How Responsive Classroom Can Support PBIS Initiatives

Recently a teacher contacted me, frustrated over her school’s adoption of Positive Behavioral Interventions and Supports, or PBIS. Her biggest concern was that PBIS would replace the Responsive Classroom approach to teaching and learning at her school.  The perspective I offered was that Responsive Classroom and PBIS are compatible in many ways: in fact, Responsive Classroom practices and strategies can provide structure and support for PBIS and other behavioral and academic initiatives.

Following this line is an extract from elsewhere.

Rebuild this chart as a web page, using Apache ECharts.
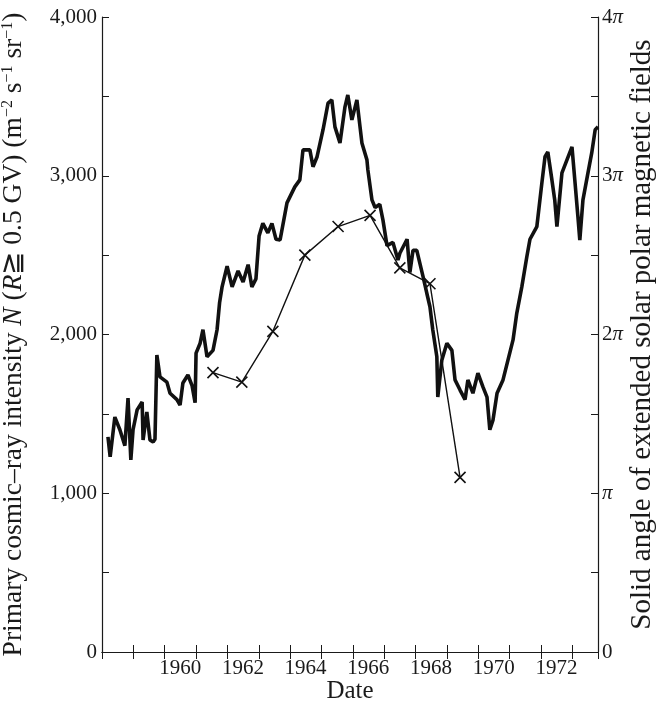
<!DOCTYPE html>
<html>
<head>
<meta charset="utf-8">
<script src="https://cdn.jsdelivr.net/npm/echarts@6/dist/echarts.min.js"></script>
<style>
  html, body { margin: 0; padding: 0; background: #fff; }
  #myChart { width: 661px; height: 702px; }
</style>
</head>
<body>
<div id="myChart"></div>
<script>
// cosmic-ray intensity (decimal year / m^-2 s^-1 sr^-1)
const rayYears = [
  1958.19, 1958.26, 1958.41, 1958.57, 1958.73, 1958.83, 1958.92, 1958.99, 1959.12, 1959.28,
  1959.31, 1959.43, 1959.53, 1959.63, 1959.69, 1959.75, 1959.85, 1960.07, 1960.17, 1960.39,
  1960.49, 1960.58, 1960.74, 1960.87, 1960.97, 1961.00, 1961.13, 1961.22, 1961.35, 1961.54,
  1961.67, 1961.75, 1961.83, 1961.99, 1962.15, 1962.34, 1962.50, 1962.66, 1962.78, 1962.91,
  1963.01, 1963.13, 1963.29, 1963.42, 1963.55, 1963.68, 1963.90, 1964.15, 1964.31, 1964.41,
  1964.63, 1964.73, 1964.86, 1965.05, 1965.21, 1965.33, 1965.43, 1965.59, 1965.75, 1965.84,
  1965.97, 1966.13, 1966.23, 1966.29, 1966.45, 1966.48, 1966.61, 1966.71, 1966.86, 1966.96,
  1967.02, 1967.09, 1967.28, 1967.44, 1967.50, 1967.73, 1967.82, 1967.92, 1968.04, 1968.24,
  1968.36, 1968.46, 1968.55, 1968.68, 1968.71, 1968.84, 1969.00, 1969.16, 1969.26, 1969.42,
  1969.58, 1969.67, 1969.83, 1969.99, 1970.15, 1970.28, 1970.37, 1970.47, 1970.60, 1970.79,
  1970.95, 1971.11, 1971.23, 1971.39, 1971.55, 1971.65, 1971.87, 1972.03, 1972.13, 1972.22,
  1972.35, 1972.44, 1972.51, 1972.67, 1972.83, 1972.99, 1973.08, 1973.18, 1973.24, 1973.34,
  1973.50, 1973.62, 1973.73, 1973.82
];
const rayValues = [
  1355, 1229, 1480, 1400, 1300, 1600, 1210, 1400, 1525, 1575,
  1335, 1512, 1335, 1323, 1340, 1871, 1733, 1700, 1630, 1590,
  1555, 1695, 1745, 1680, 1570, 1883, 1945, 2030, 1860, 1900,
  2030, 2200, 2300, 2430, 2300, 2400, 2330, 2440, 2300, 2350,
  2620, 2700, 2640, 2700, 2600, 2595, 2829, 2930, 2974, 3163,
  3163, 3057, 3120, 3290, 3458, 3478, 3308, 3207, 3434, 3509,
  3352, 3478, 3308, 3207, 3100, 3037, 2848, 2800, 2820, 2722,
  2722, 2560, 2580, 2470, 2512, 2600, 2390, 2530, 2530, 2365,
  2260, 2175, 2030, 1860, 1606, 1840, 1945, 1900, 1714, 1650,
  1590, 1714, 1630, 1757, 1670, 1606, 1400, 1460, 1630, 1714,
  1840, 1966, 2135, 2300, 2490, 2600, 2680, 2955, 3120, 3150,
  2974, 2848, 2680, 3018, 3100, 3182, 2974, 2741, 2595, 2848,
  3018, 3144, 3290, 3308
];

// solid angle of extended polar fields, in units of pi (right axis)
const angleYears = [1961.54, 1962.46, 1963.45, 1964.47, 1965.53, 1966.55, 1967.50, 1968.46, 1969.42];
const angleValues = [1.76, 1.70, 2.02, 2.50, 2.68, 2.75, 2.42, 2.32, 1.10];

const yearLabels = [1960, 1962, 1964, 1966, 1968, 1970, 1972];

const serif = '"Liberation Serif", "DejaVu Serif", serif';
const ink = '#1a1a1a';

let rayData = rayYears.map((y, i) => [y, rayValues[i]]);
let angleData = angleYears.map((y, i) => [y, angleValues[i]]);

let option = {
  animation: false,
  backgroundColor: '#fff',
  textStyle: { fontFamily: serif, color: ink },
  grid: { left: 102, right: 63, top: 17, bottom: 50, containLabel: false, outerBoundsMode: 'none' },
  xAxis: [
    {
      type: 'value',
      min: 1958, max: 1973.82, interval: 1,
      name: 'Date',
      nameLocation: 'middle',
      nameGap: 27,
      nameMoveOverlap: false,
      nameTextStyle: { fontFamily: serif, fontSize: 25, color: ink },
      axisLine: { lineStyle: { color: ink, width: 1.2 } },
      axisTick: { inside: true, length: 7, lineStyle: { color: ink } },
      splitLine: { show: false },
      axisLabel: {
        fontFamily: serif, fontSize: 21, color: ink, margin: 6,
        padding: [0, 0, 0, 31],     // labels sit half a year right of the tick
        showMaxLabel: false,
        formatter: v => yearLabels.indexOf(v) >= 0 ? String(v) : ''
      }
    },
    {
      type: 'value', position: 'top',
      min: 1958, max: 1973.82, interval: 1,
      axisLine: { lineStyle: { color: ink, width: 1.2 } },
      axisTick: { inside: true, length: 7, lineStyle: { color: ink } },
      axisLabel: { show: false },
      splitLine: { show: false }
    }
  ],
  yAxis: [
    {
      type: 'value', min: 0, max: 4000, interval: 500,
      name: '{t|Primary cosmic–ray intensity }{i|N}{t| (}{i|R}{t|≧ 0.5 GV) (m}{s|−2}{t| s}{s|−1}{t| sr}{s|−1}{t|)}',
      nameLocation: 'middle',
      nameGap: 74,
      nameMoveOverlap: false,
      nameTextStyle: {
        rich: {
          t: { fontFamily: serif, fontSize: 27.5, color: ink },
          i: { fontFamily: serif, fontSize: 27.5, fontStyle: 'italic', color: ink },
          s: { fontFamily: serif, fontSize: 16, color: ink, verticalAlign: 'top', padding: [0, 0, 11, 0] }
        }
      },
      axisLine: { show: true, lineStyle: { color: ink, width: 1.2 } },
      axisTick: { show: true, inside: true, length: 7, lineStyle: { color: ink } },
      splitLine: { show: false },
      axisLabel: {
        fontFamily: serif, fontSize: 21, color: ink, margin: 5,
        formatter: v => v % 1000 === 0 ? (v === 0 ? '0' : (v / 1000) + ',000') : ''
      }
    },
    {
      type: 'value', min: 0, max: 4, interval: 0.5, position: 'right',
      name: 'Solid angle of extended solar polar magnetic fields',
      nameLocation: 'middle',
      nameGap: 30,
      nameMoveOverlap: false,
      nameTextStyle: { fontFamily: serif, fontSize: 29, color: ink },
      axisLine: { show: true, lineStyle: { color: ink, width: 1.2 } },
      axisTick: { show: true, inside: true, length: 7, lineStyle: { color: ink } },
      splitLine: { show: false },
      axisLabel: {
        margin: 4,
        formatter: v => {
          if (v % 1 !== 0) return '';
          if (v === 0) return '{n|0}';
          return (v === 1 ? '' : '{n|' + v + '}') + '{p|π}';
        },
        rich: {
          n: { fontFamily: serif, fontSize: 21, color: ink },
          p: { fontFamily: serif, fontSize: 21, fontStyle: 'italic', color: ink }
        }
      }
    }
  ],
  series: [
    {
      name: 'cosmic ray',
      type: 'line',
      data: rayData,
      xAxisIndex: 0, yAxisIndex: 0,
      showSymbol: false,
      lineStyle: { color: '#111', width: 3.6 },
      z: 2
    },
    {
      name: 'solid angle',
      type: 'line',
      data: angleData,
      xAxisIndex: 0, yAxisIndex: 1,
      symbol: 'path://M0,0L10,10M10,0L0,10',
      symbolSize: 11,
      itemStyle: { color: 'rgba(0,0,0,0)', borderColor: '#111', borderWidth: 1.6 },
      lineStyle: { color: '#111', width: 1.4 },
      z: 3
    }
  ]
};

let myChart = echarts.init(document.getElementById('myChart'), null, { renderer: 'canvas' });
myChart.setOption(option);
</script>
</body>
</html>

We recently made a presentation about the Responsive Classroom approach at the 7th International PBIS Conference in St. Louis, Missouri, and were encouraged to see strong interest among school and district leadership teams in using specific Responsive Classroom teaching practices, such as interactive modeling and positive teacher language, to achieve their PBIS goals. Many noted their success at integrating the two approaches and told stories of dramatic improvements in school climate and student learning.

Finding the common ground among various approaches is important work for schools.  Initiatives come and go all too often, but the effective teaching practices that underlie the Responsive Classroom approach make it possible to do our best teaching, whether we’re implementing reading instruction or creating a plan for teaching and reinforcing positive behaviors as part of a primary prevention level of support in PBIS.

The common ground upon which Responsive Classroom and PBIS rest includes:

  • both use positive strategies to explicitly teach and support positive behaviors
  • both recognize that punitive or “get tough” strategies are harmful to children
  • both aim to establish positive schoolwide climates for learning
  • both acknowledge the importance of recognizing and reinforcing positive behavior
  • both emphasize the importance of responding consistently and immediately to children’s misbehavior

And here’s a story from a school in Virginia that is implementing both Responsive Classroom and PBIS:

Recently a group of fourth grade teachers began to question the school’s use of rewards for good behavior, a practice that was connected to their PBIS initiative. The teachers observed that giving children rewards wasn’t helping the children internalize positive behavior and expectations, and that it didn’t feel authentic. Plus, managing the rewards system was cumbersome.

They decided to wean the children off rewards and instead to intensify their efforts to use reinforcing language to describe positive behaviors. The result: the children’s behavior improved! They told me that what surprised them most was that the children didn’t even seem to miss the rewards.

Babs Freeman-Loftis is a Responsive Classroom consultant and coauthor of Responsive School Discipline. She was assistant head of the lower school at the University School of Nashville for nine years.